Integration Minister Joe O’Brien he said he believed the community in Lismore were not concerned about the asylum seekers coming to live in the town, but the “loss of this totemic building” in its centre.

Accepting that the information on the use of the hotel didn’t “come as promptly as is ideal”, the Green Party TD said Ireland still obligations to meet under international law and shelter people fleeing torture and oppressive regimes.

“Direct provision is not ideal. We have committed to abolishing it in this programme for government,” he told Claire Byrne on RTÉ Radio One.

“I would just reiterate we are in a war situation, we need to be able to offer people shelter.

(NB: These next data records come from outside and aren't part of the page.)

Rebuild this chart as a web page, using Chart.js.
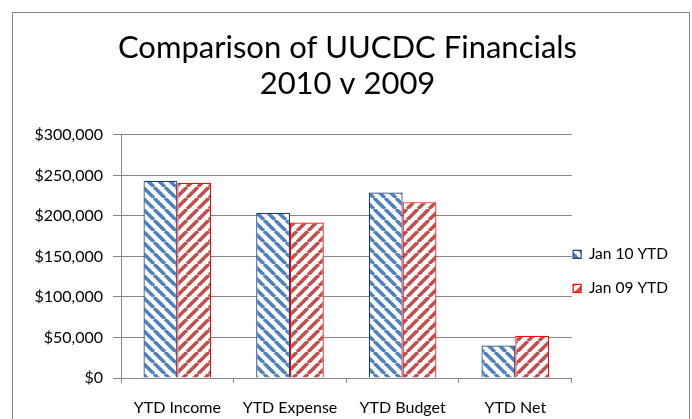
<!DOCTYPE html>
<html>
<head>
<meta charset="utf-8">
<script src="https://cdn.jsdelivr.net/npm/chart.js@4.4.0/dist/chart.umd.min.js"></script>
<style>
  html, body { margin: 0; padding: 0; background: #fff; }
  #wrap { width: 692px; height: 419px; }
</style>
</head>
<body>
<div id="wrap"><canvas id="myChart" width="692" height="419"></canvas></div>
<script>
const categories = ['YTD Income', 'YTD Expense', 'YTD Budget', 'YTD Net'];
const seriesNames = ['Jan 10 YTD', 'Jan 09 YTD'];
const jan10 = [243500, 204000, 229000, 40000];
const jan09 = [241000, 192000, 217000, 52000];
const titleLines = ['Comparison of UUCDC Financials', '2010 v 2009'];

const FONT = 'Lato, "Open Sans", sans-serif';

// striped fill, like the excel pattern
const stripes = (color, forward) => {
    const s = 11;
    const c = document.createElement('canvas');
    c.width = s; c.height = s;
    const g = c.getContext('2d');
    g.fillStyle = '#fff';
    g.fillRect(0, 0, s, s);
    g.strokeStyle = color;
    g.lineWidth = 3.6;
    g.beginPath();
    for (let k = -1; k <= 1; k++) {
        if (forward) {
            g.moveTo(k * s, s); g.lineTo(k * s + s, 0);
        } else {
            g.moveTo(k * s, 0); g.lineTo(k * s + s, s);
        }
    }
    g.stroke();
    return g.createPattern(c, 'repeat');
};

const frame = {
    id: 'frame',
    afterLayout(chart) {
        // move legend next to the plot like the original
        const lg = chart.legend;
        lg.left -= 17; lg.right -= 17;
        lg.top += 15; lg.bottom += 15;
    },
    beforeDraw(chart) {
        const ctx = chart.ctx;
        ctx.save();
        ctx.strokeStyle = '#868686';
        ctx.lineWidth = 1;
        ctx.strokeRect(12.5, 12.5, 677, 420);
        ctx.restore();
    }
};

const data = {
    labels: categories,
    datasets: [{
        label: seriesNames[0],
        data: jan10,
        backgroundColor: stripes('#4F81BD', false),
        borderColor: '#1F3A78',
        borderWidth: 1.2
    }, {
        label: seriesNames[1],
        data: jan09,
        backgroundColor: stripes('#C0504D', true),
        borderColor: '#FF0000',
        borderWidth: 1.2
    }]
};

const conf = {
    type: 'bar',
    data,
    plugins: [frame],
    options: {
        responsive: false,
        animation: false,
        categoryPercentage: 0.6,
        barPercentage: 1,
        layout: { padding: { left: 0, right: -3, top: 0, bottom: 0 } },
        plugins: {
            title: {
                display: true,
                text: titleLines,
                color: '#000',
                font: { family: FONT, size: 31, weight: 'normal', lineHeight: 1.16 },
                padding: { top: 30, bottom: 33 }
            },
            legend: {
                position: 'right',
                fullSize: false,
                labels: {
                    boxWidth: 8,
                    boxHeight: 8,
                    padding: 18.5,
                    color: '#000',
                    font: { family: FONT, size: 15.5 }
                }
            },
            tooltip: { enabled: false }
        },
        scales: {
            x: {
                grid: {
                    display: true,
                    drawOnChartArea: false,
                    tickLength: 5,
                    color: '#868686',
                    offset: true
                },
                border: { color: '#868686' },
                ticks: {
                    color: '#000',
                    padding: 15,
                    font: { family: FONT, size: 16 }
                },
                afterFit: (scale) => { scale.height = 41; }
            },
            y: {
                min: 0,
                max: 300000,
                grid: { color: '#868686', tickLength: 8 },
                border: { color: '#868686' },
                ticks: {
                    stepSize: 50000,
                    color: '#000',
                    padding: 10,
                    font: { family: FONT, size: 16 },
                    callback: (v) => '$' + v.toLocaleString('en-US')
                },
                afterFit: (scale) => { scale.width = 121; }
            }
        }
    }
};

const myChart = new Chart(document.getElementById('myChart'), conf);
</script>
</body>
</html>
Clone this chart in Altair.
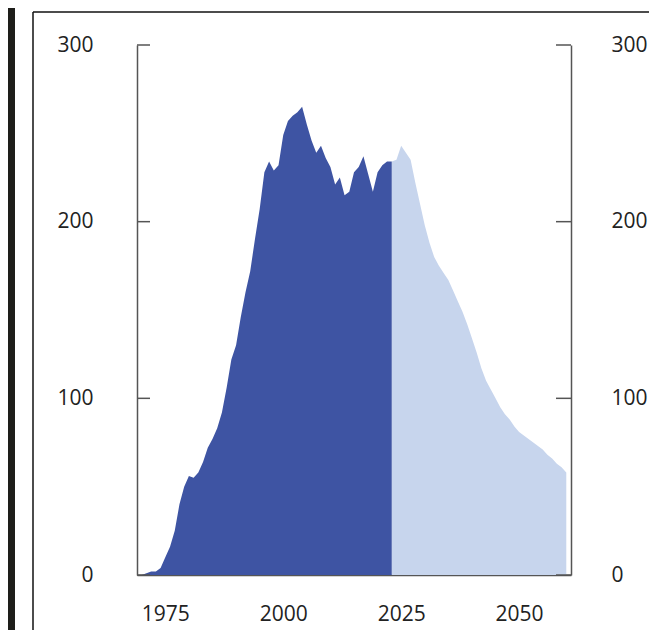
import altair as alt
import pandas as pd

# ---- data ----
hist_years = list(range(1970, 2024))
hist_values = [0, 1, 2, 2, 4, 10, 16, 25, 40, 50,
               56, 55, 58, 64, 72, 77, 83, 92, 106, 122,
               130, 146, 160, 172, 190, 207, 228, 234, 229, 232,
               249, 257, 260, 262, 265, 255, 246, 239, 243, 236,
               231, 221, 225, 215, 217, 228, 231, 237, 227, 217,
               228, 232, 234, 234]

proj_years = list(range(2023, 2061))
proj_values = [234, 235, 243, 239, 235, 222, 210, 198, 188, 180,
               175, 171, 167, 161, 155, 149, 142, 134, 126, 117,
               110, 105, 100, 95, 91, 88, 84, 81, 79, 77,
               75, 73, 71, 68, 66, 63, 61, 58]

x_ticks = [1975, 2000, 2025, 2050]
y_ticks = [0, 100, 200, 300]

DARK = "#3e54a3"
LIGHT = "#c7d5ed"
AXIS = "#555555"
TEXT = "#222222"
FONT = "Open Sans"

W, H = 434, 530

hist = pd.DataFrame({"year": hist_years, "value": hist_values})
proj = pd.DataFrame({"year": proj_years, "value": proj_values})
ticks = pd.DataFrame({"tick": y_ticks})
one = pd.DataFrame({"a": [0]})

xscale = alt.Scale(domain=[1969, 2061], nice=False, zero=False)
yscale = alt.Scale(domain=[0, 300], nice=False)

xaxis = alt.Axis(values=x_ticks, format="d", ticks=False, tickSize=0, grid=False,
                 domainColor=AXIS, domainWidth=1.5, labelFontSize=21, labelPadding=28,
                 labelColor=TEXT, labelFont=FONT, title=None)

def yaxis(orient, pad):
    return alt.Axis(orient=orient, values=y_ticks, ticks=False, tickSize=0, grid=False,
                    domainColor=AXIS, domainWidth=1.5, labelFontSize=21, labelPadding=pad,
                    labelColor=TEXT, labelFont=FONT, labelBaseline="middle", title=None)

hist_area = alt.Chart(hist).mark_area(color=DARK, opacity=1).encode(
    x=alt.X("year:Q", scale=xscale, axis=xaxis),
    y=alt.Y("value:Q", scale=yscale, axis=yaxis("left", 44)),
)

proj_area = alt.Chart(proj).mark_area(color=LIGHT, opacity=1).encode(
    x=alt.X("year:Q", scale=xscale, axis=xaxis),
    y=alt.Y("value:Q", scale=yscale, axis=yaxis("right", 40)),
)

left_ticks = alt.Chart(ticks).mark_rule(color=AXIS, strokeWidth=1.5).encode(
    y=alt.Y("tick:Q", scale=yscale, axis=None),
    x=alt.value(0), x2=alt.value(13),
)
right_ticks = alt.Chart(ticks).mark_rule(color=AXIS, strokeWidth=1.5).encode(
    y=alt.Y("tick:Q", scale=yscale, axis=None),
    x=alt.value(W - 15), x2=alt.value(W),
)

# photo frame decoration
dark_strip = alt.Chart(one).mark_rect(color="#1e1e1a").encode(
    x=alt.value(-129), x2=alt.value(-122), y=alt.value(-37), y2=alt.value(H + 60),
)
frame_top = alt.Chart(one).mark_rule(color="#111111", strokeWidth=1.5).encode(
    x=alt.value(-104), x2=alt.value(W + 90), y=alt.value(-33),
)
frame_left = alt.Chart(one).mark_rule(color="#111111", strokeWidth=1.5).encode(
    x=alt.value(-104), y=alt.value(-33), y2=alt.value(H + 60),
)

chart = alt.layer(
    dark_strip, frame_top, frame_left, proj_area, hist_area, left_ticks, right_ticks
).resolve_axis(y="independent").properties(
    width=W, height=H,
    padding={"left": 129, "top": 37, "right": 78, "bottom": 55},
    autosize=alt.AutoSizeParams(type="none"),
    background="white",
).configure_view(stroke=None)

chart.save("out.html", embed_options={"renderer": "svg", "actions": False})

It’s a bit unfair I suppose that we’re pointing at Lismore, I know there are similar situations across the country as well.

“We need the help of communities across the country to fulfill our obligations as a state.”

O’Brien added that the department is working on the integration strategy to “engage in a more fulsome manner” with communities.

Speaking on the same programme, Sinn Féin’s David Cullinane said Waterford TDs including himself only received information on the hotel last Friday despite requesting it for several days.

He said he believed that locals were in favour of “alternative buildings” being used in place of the Lismore House Hotel, which has now had its use changed due to a “commercial decision”.

“The frustration as well in this instance that this is a town with lots of vacant properties,” he said, with people preferring to see it reopen for tourism rather than as a reception centre.